Prestige also argues that public policy supports vacatur. According to Prestige, "vacatur of this award would reinforce the integrity of arbitration and encourage the long-held public policy of encouraging arbitration." The Fifth Circuit, following the Supreme Court's lead, does recognize some circumstances in which a court may refuse to enforce an arbitration award that is contrary to public policy. See Gulf Coast Industrial Workers Union v. Exxon Co., U.S.A., 991 F.2d 244, 248-49 (5th Cir. 1993). This Court — citing one of the leading Supreme Court cases on the issue, United Paperworkers Int'l Union v. Misco, Inc., 484 U.S. 29, 108 S. Ct. 364, 98 L. Ed. 2d 286 (1987) — has noted that:

[W]hen applying the narrow public policy exception, courts are forbidden to use imprecise notions of public policy which would allow ill-defined considerations to negate the rule favoring judicial deference. At the very least ... an alleged public policy must be properly framed under the approach set out in W.R. Grace, and the violation of such a policy must be clearly shown if an award is not to be enforced.

Gulf Coast Industrial Workers Union, 991 F.2d at 249 (internal quotations omitted).

The Supreme Court has made clear that any public policy used to vacate an arbitration award must be "explicit," "well defined," and "dominant." W.R. Grace & Co. v. Rubber Workers, 461 U.S. 757, 766, 103 S. Ct. 2177, 2183, 76 L. Ed. 2d 298 (1983). In addition, the public policy must be ascertained by reference to laws and legal precedents, and not from general considerations of proposed public interests. Id.

The arguments Prestige offers — and in particular, the evidence in support of those arguments — fall well short of establishing an explicit, well-defined and dominant public policy. See id. Therefore the arguments related to vacatur based on public policy are unavailing.

Prestige also submits that this Court should modify the arbitration award pursuant to 9 U.S.C. § 11(a). According to Prestige, the award should be modified so that DCS would receive a total of zero dollars.

Under the Federal Arbitration Act, awards may be modified, but only in the event of "an evident material miscalculation of figures." 9 U.S.C. § 11(a). This Court has previously noted that an "evident material calculation" occurs "where the record that was before the arbitrator demonstrates an unambiguous and undisputed mistake of fact and the record demonstrates strong reliance on that mistake by the arbitrator in making his award." Valentine Sugars, Inc. v. Donau Corp., 981 F.2d 210, 214 (5th Cir. 1993) (citing National Post Office v. United States Postal Service, 751 F.2d 834, 843 (6th Cir. 1985)). In the case at hand, there was no "evident material miscalculation." See id.; see also Apex Plumbing Supply, Inc. v. U.S. Supply Co., Inc., 142 F.3d 188, 194 (4th Cir. 1998).

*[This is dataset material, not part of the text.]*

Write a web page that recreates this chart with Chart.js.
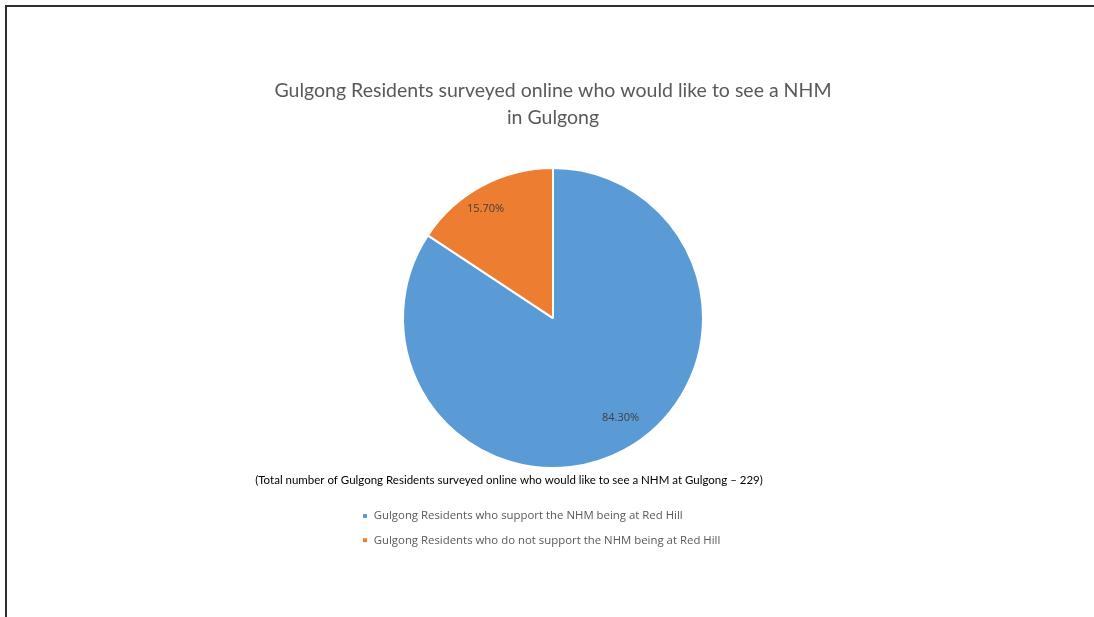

As the district court noted in its opinion, when parties agree to arbitration, they agree to accept whatever reasonable uncertainties might arise from the process. Undoubtedly, one party will emerge from an arbitration feeling that they were in some way shortchanged. That, however, does not alter or affect the limited role of the courts in reviewing arbitration awards. For the aforementioned reasons, the judgment of the district court is AFFIRMED.